Problem: Reproduce all of the data below without alteration; exclude every picture.

The input:
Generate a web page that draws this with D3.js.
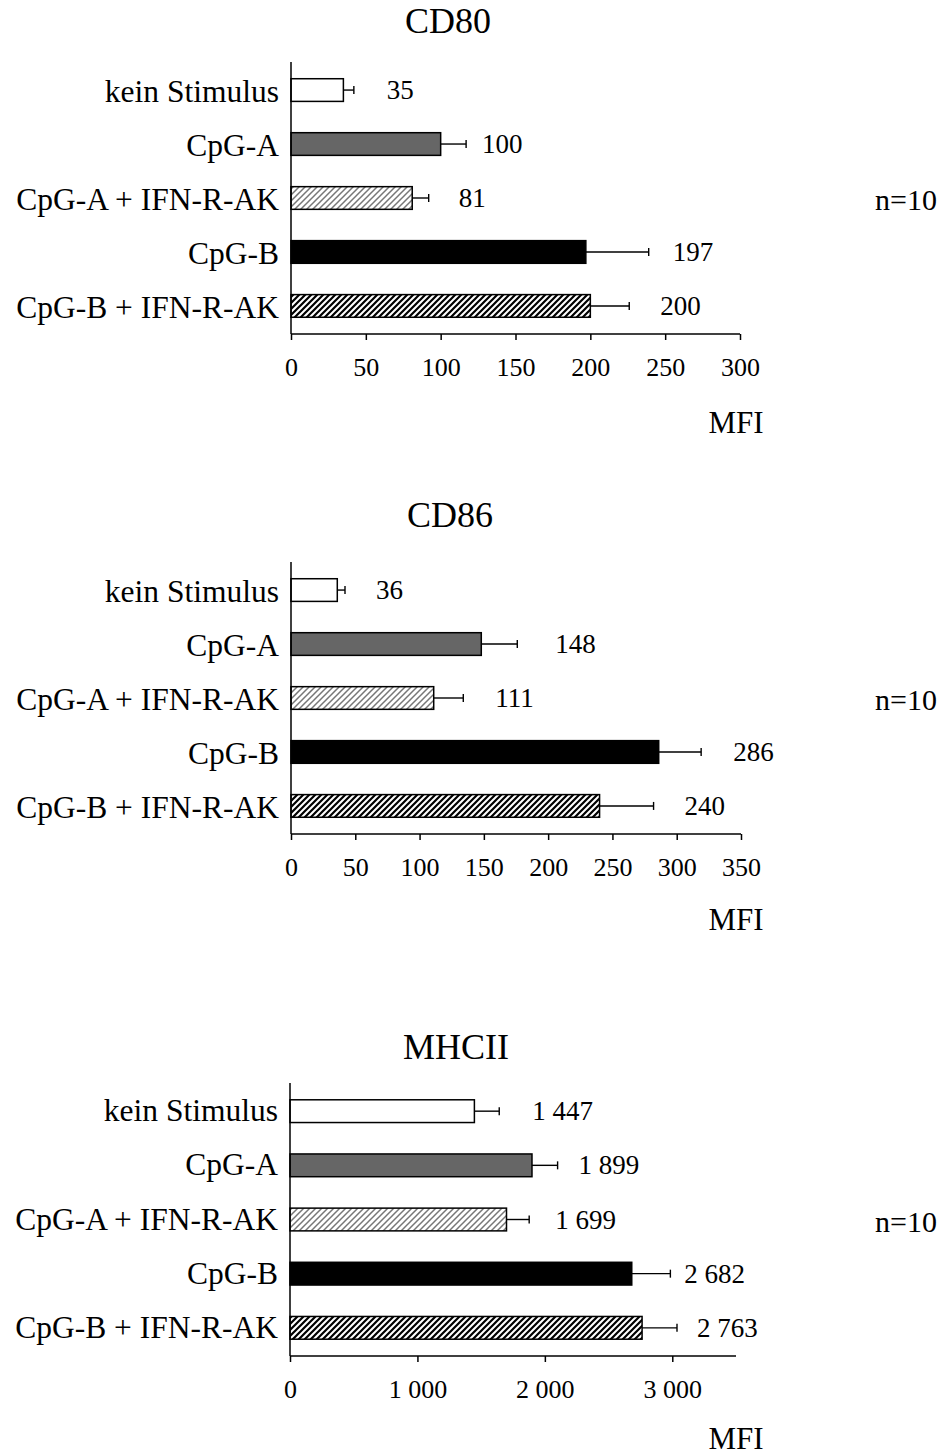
<!DOCTYPE html>
<html>
<head>
<meta charset="utf-8">
<script src="https://cdn.jsdelivr.net/npm/d3@7/dist/d3.min.js"></script>
<style>
  html, body { margin: 0; padding: 0; background: #fff; }
  svg { display: block; }
  text { font-family: "Liberation Serif", "Times New Roman", serif; fill: #000; }
</style>
</head>
<body>
<svg id="chart" width="944" height="1456"></svg>
<script>
// ---------- data ----------
const categories = ["kein Stimulus", "CpG-A", "CpG-A + IFN-R-AK", "CpG-B", "CpG-B + IFN-R-AK"];
const titles = ["CD80", "CD86", "MHCII"];
const cd80Values = [35, 100, 81, 197, 200];
const cd80Errors = [7, 17, 11, 42, 26];
const cd86Values = [36, 148, 111, 286, 240];
const cd86Errors = [6, 28, 23, 33, 42];
const mhciiValues = [1447, 1899, 1699, 2682, 2763];
const mhciiErrors = [195, 201, 178, 303, 274];
const cd80Ticks = [0, 50, 100, 150, 200, 250, 300];
const cd86Ticks = [0, 50, 100, 150, 200, 250, 300, 350];
const mhciiTicks = [0, 1000, 2000, 3000];
const axisMax = [300, 350, 3500];
const axisLabel = "MFI";
const nLabel = "n=10";

// ---------- layout ----------
const layout = [
  { top: 62,   axisY: 334,  x0: 291, x1: 740, titleX: 448, titleY: 33,   mfiY: 433,  nY: 210,  labelDy: 2, gaps: [33, 16, 30, 24, 31] },
  { top: 562,  axisY: 834,  x0: 291, x1: 741, titleX: 450, titleY: 527,  mfiY: 930,  nY: 710,  labelDy: 2, gaps: [31, 38, 32, 32, 31] },
  { top: 1083, axisY: 1356, x0: 290, x1: 736, titleX: 456, titleY: 1059, mfiY: 1449, nY: 1232, labelDy: 0, gaps: [33, 21, 26, 14, 20] }
];
const fills = ["#ffffff", "#666666", "url(#hatchLight)", "#000000", "url(#hatchDark)"];

const fmt = d3.formatLocale({ decimal: ",", thousands: " ", grouping: [3], currency: ["", ""] }).format(",d");

const svg = d3.select("#chart");
const defs = svg.append("defs");
function hatch(id, color, w) {
  const p = defs.append("pattern").attr("id", id)
    .attr("patternUnits", "userSpaceOnUse").attr("width", 6).attr("height", 6);
  p.append("rect").attr("width", 6).attr("height", 6).attr("fill", "#fff");
  p.append("path").attr("d", "M0,6 L6,0 M-1,1 L1,-1 M5,7 L7,5")
    .attr("stroke", color).attr("stroke-width", w).attr("stroke-linecap", "square");
}
hatch("hatchLight", "#777777", 1.5);
hatch("hatchDark", "#000000", 2.2);

const charts = [
  { values: cd80Values, errors: cd80Errors, ticks: cd80Ticks },
  { values: cd86Values, errors: cd86Errors, ticks: cd86Ticks },
  { values: mhciiValues, errors: mhciiErrors, ticks: mhciiTicks }
];

charts.forEach((c, i) => {
  const L = layout[i];
  const g = svg.append("g");
  const x = d3.scaleLinear().domain([0, axisMax[i]]).range([L.x0, L.x1]);
  const y = d3.scaleBand().domain(categories).range([L.top, L.axisY])
    .paddingInner(0.58).paddingOuter(0.31);
  const rows = categories.map((cat, k) => ({ cat, v: c.values[k], e: c.errors[k], k }));

  // title
  g.append("text").attr("x", L.titleX).attr("y", L.titleY)
    .attr("text-anchor", "middle").attr("font-size", 36).text(titles[i]);

  // bars
  g.selectAll("rect.bar").data(rows).join("rect").attr("class", "bar")
    .attr("x", x(0)).attr("y", d => y(d.cat))
    .attr("width", d => x(d.v) - x(0)).attr("height", y.bandwidth())
    .attr("fill", d => fills[d.k]).attr("stroke", "#000").attr("stroke-width", 1.5);

  // error bars
  const eb = g.selectAll("g.err").data(rows).join("g").attr("class", "err");
  eb.append("line")
    .attr("x1", d => x(d.v)).attr("x2", d => x(d.v + d.e))
    .attr("y1", d => y(d.cat) + y.bandwidth() / 2).attr("y2", d => y(d.cat) + y.bandwidth() / 2)
    .attr("stroke", "#000").attr("stroke-width", 1.4);
  eb.append("line")
    .attr("x1", d => x(d.v + d.e)).attr("x2", d => x(d.v + d.e))
    .attr("y1", d => y(d.cat) + y.bandwidth() / 2 - 4).attr("y2", d => y(d.cat) + y.bandwidth() / 2 + 4)
    .attr("stroke", "#000").attr("stroke-width", 1.4);

  // value labels
  g.selectAll("text.val").data(rows).join("text").attr("class", "val")
    .attr("x", d => x(d.v + d.e) + L.gaps[d.k])
    .attr("y", d => y(d.cat) + y.bandwidth() / 2 + 9)
    .attr("font-size", 27).text(d => fmt(d.v));

  // category labels
  g.selectAll("text.cat").data(rows).join("text").attr("class", "cat")
    .attr("x", L.x0 - 12)
    .attr("y", d => y(d.cat) + y.bandwidth() / 2 + 10 + L.labelDy)
    .attr("text-anchor", "end").attr("font-size", 31.5).text(d => d.cat);

  // y axis line
  g.append("line").attr("x1", L.x0).attr("x2", L.x0).attr("y1", L.top).attr("y2", L.axisY)
    .attr("stroke", "#000").attr("stroke-width", 1.5);

  // x axis
  const ax = g.append("g").attr("transform", `translate(0,${L.axisY})`)
    .call(d3.axisBottom(x).tickValues(c.ticks).tickSize(6).tickPadding(10).tickFormat(fmt));
  ax.select(".domain").attr("d", `M${L.x0},0H${L.x1}`).attr("stroke-width", 1.5);
  ax.selectAll(".tick line").attr("stroke-width", 1.5);
  ax.selectAll(".tick text").attr("font-size", 26).attr("font-family", "Liberation Serif")
    .attr("dy", null).attr("y", 42).attr("fill", "#000");

  // MFI
  g.append("text").attr("x", 736).attr("y", L.mfiY).attr("text-anchor", "middle")
    .attr("font-size", 31).text(axisLabel);
  // n=10
  g.append("text").attr("x", 906).attr("y", L.nY).attr("text-anchor", "middle")
    .attr("font-size", 30).text(nLabel);
});
</script>
</body>
</html>
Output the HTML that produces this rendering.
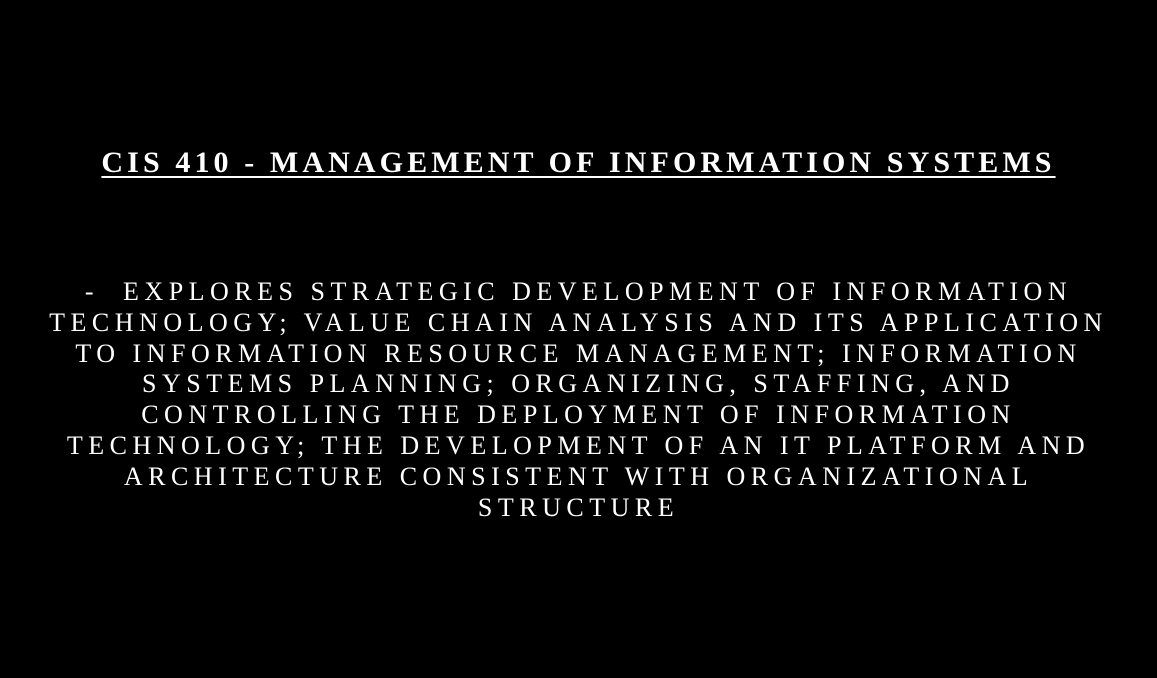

Written response:
Generate a web page that draws this with D3.js.
<!DOCTYPE html>
<html>
<head>
<meta charset="utf-8">
<script src="https://cdn.jsdelivr.net/npm/d3@7/dist/d3.min.js"></script>
<style>
  html, body { margin: 0; padding: 0; background: #fff; }
  svg { display: block; }
  text { font-family: "Liberation Serif", "Times New Roman", serif; fill: #000; }
</style>
</head>
<body>
<svg id="chart" width="944" height="1456"></svg>
<script>
// ---------- data ----------
const categories = ["kein Stimulus", "CpG-A", "CpG-A + IFN-R-AK", "CpG-B", "CpG-B + IFN-R-AK"];
const titles = ["CD80", "CD86", "MHCII"];
const cd80Values = [35, 100, 81, 197, 200];
const cd80Errors = [7, 17, 11, 42, 26];
const cd86Values = [36, 148, 111, 286, 240];
const cd86Errors = [6, 28, 23, 33, 42];
const mhciiValues = [1447, 1899, 1699, 2682, 2763];
const mhciiErrors = [195, 201, 178, 303, 274];
const cd80Ticks = [0, 50, 100, 150, 200, 250, 300];
const cd86Ticks = [0, 50, 100, 150, 200, 250, 300, 350];
const mhciiTicks = [0, 1000, 2000, 3000];
const axisMax = [300, 350, 3500];
const axisLabel = "MFI";
const nLabel = "n=10";

// ---------- layout ----------
const layout = [
  { top: 62,   axisY: 334,  x0: 291, x1: 740, titleX: 448, titleY: 33,   mfiY: 433,  nY: 210,  labelDy: 2, gaps: [33, 16, 30, 24, 31] },
  { top: 562,  axisY: 834,  x0: 291, x1: 741, titleX: 450, titleY: 527,  mfiY: 930,  nY: 710,  labelDy: 2, gaps: [31, 38, 32, 32, 31] },
  { top: 1083, axisY: 1356, x0: 290, x1: 736, titleX: 456, titleY: 1059, mfiY: 1449, nY: 1232, labelDy: 0, gaps: [33, 21, 26, 14, 20] }
];
const fills = ["#ffffff", "#666666", "url(#hatchLight)", "#000000", "url(#hatchDark)"];

const fmt = d3.formatLocale({ decimal: ",", thousands: " ", grouping: [3], currency: ["", ""] }).format(",d");

const svg = d3.select("#chart");
const defs = svg.append("defs");
function hatch(id, color, w) {
  const p = defs.append("pattern").attr("id", id)
    .attr("patternUnits", "userSpaceOnUse").attr("width", 6).attr("height", 6);
  p.append("rect").attr("width", 6).attr("height", 6).attr("fill", "#fff");
  p.append("path").attr("d", "M0,6 L6,0 M-1,1 L1,-1 M5,7 L7,5")
    .attr("stroke", color).attr("stroke-width", w).attr("stroke-linecap", "square");
}
hatch("hatchLight", "#777777", 1.5);
hatch("hatchDark", "#000000", 2.2);

const charts = [
  { values: cd80Values, errors: cd80Errors, ticks: cd80Ticks },
  { values: cd86Values, errors: cd86Errors, ticks: cd86Ticks },
  { values: mhciiValues, errors: mhciiErrors, ticks: mhciiTicks }
];

charts.forEach((c, i) => {
  const L = layout[i];
  const g = svg.append("g");
  const x = d3.scaleLinear().domain([0, axisMax[i]]).range([L.x0, L.x1]);
  const y = d3.scaleBand().domain(categories).range([L.top, L.axisY])
    .paddingInner(0.58).paddingOuter(0.31);
  const rows = categories.map((cat, k) => ({ cat, v: c.values[k], e: c.errors[k], k }));

  // title
  g.append("text").attr("x", L.titleX).attr("y", L.titleY)
    .attr("text-anchor", "middle").attr("font-size", 36).text(titles[i]);

  // bars
  g.selectAll("rect.bar").data(rows).join("rect").attr("class", "bar")
    .attr("x", x(0)).attr("y", d => y(d.cat))
    .attr("width", d => x(d.v) - x(0)).attr("height", y.bandwidth())
    .attr("fill", d => fills[d.k]).attr("stroke", "#000").attr("stroke-width", 1.5);

  // error bars
  const eb = g.selectAll("g.err").data(rows).join("g").attr("class", "err");
  eb.append("line")
    .attr("x1", d => x(d.v)).attr("x2", d => x(d.v + d.e))
    .attr("y1", d => y(d.cat) + y.bandwidth() / 2).attr("y2", d => y(d.cat) + y.bandwidth() / 2)
    .attr("stroke", "#000").attr("stroke-width", 1.4);
  eb.append("line")
    .attr("x1", d => x(d.v + d.e)).attr("x2", d => x(d.v + d.e))
    .attr("y1", d => y(d.cat) + y.bandwidth() / 2 - 4).attr("y2", d => y(d.cat) + y.bandwidth() / 2 + 4)
    .attr("stroke", "#000").attr("stroke-width", 1.4);

  // value labels
  g.selectAll("text.val").data(rows).join("text").attr("class", "val")
    .attr("x", d => x(d.v + d.e) + L.gaps[d.k])
    .attr("y", d => y(d.cat) + y.bandwidth() / 2 + 9)
    .attr("font-size", 27).text(d => fmt(d.v));

  // category labels
  g.selectAll("text.cat").data(rows).join("text").attr("class", "cat")
    .attr("x", L.x0 - 12)
    .attr("y", d => y(d.cat) + y.bandwidth() / 2 + 10 + L.labelDy)
    .attr("text-anchor", "end").attr("font-size", 31.5).text(d => d.cat);

  // y axis line
  g.append("line").attr("x1", L.x0).attr("x2", L.x0).attr("y1", L.top).attr("y2", L.axisY)
    .attr("stroke", "#000").attr("stroke-width", 1.5);

  // x axis
  const ax = g.append("g").attr("transform", `translate(0,${L.axisY})`)
    .call(d3.axisBottom(x).tickValues(c.ticks).tickSize(6).tickPadding(10).tickFormat(fmt));
  ax.select(".domain").attr("d", `M${L.x0},0H${L.x1}`).attr("stroke-width", 1.5);
  ax.selectAll(".tick line").attr("stroke-width", 1.5);
  ax.selectAll(".tick text").attr("font-size", 26).attr("font-family", "Liberation Serif")
    .attr("dy", null).attr("y", 42).attr("fill", "#000");

  // MFI
  g.append("text").attr("x", 736).attr("y", L.mfiY).attr("text-anchor", "middle")
    .attr("font-size", 31).text(axisLabel);
  // n=10
  g.append("text").attr("x", 906).attr("y", L.nY).attr("text-anchor", "middle")
    .attr("font-size", 30).text(nLabel);
});
</script>
</body>
</html>
Output the HTML that produces this rendering.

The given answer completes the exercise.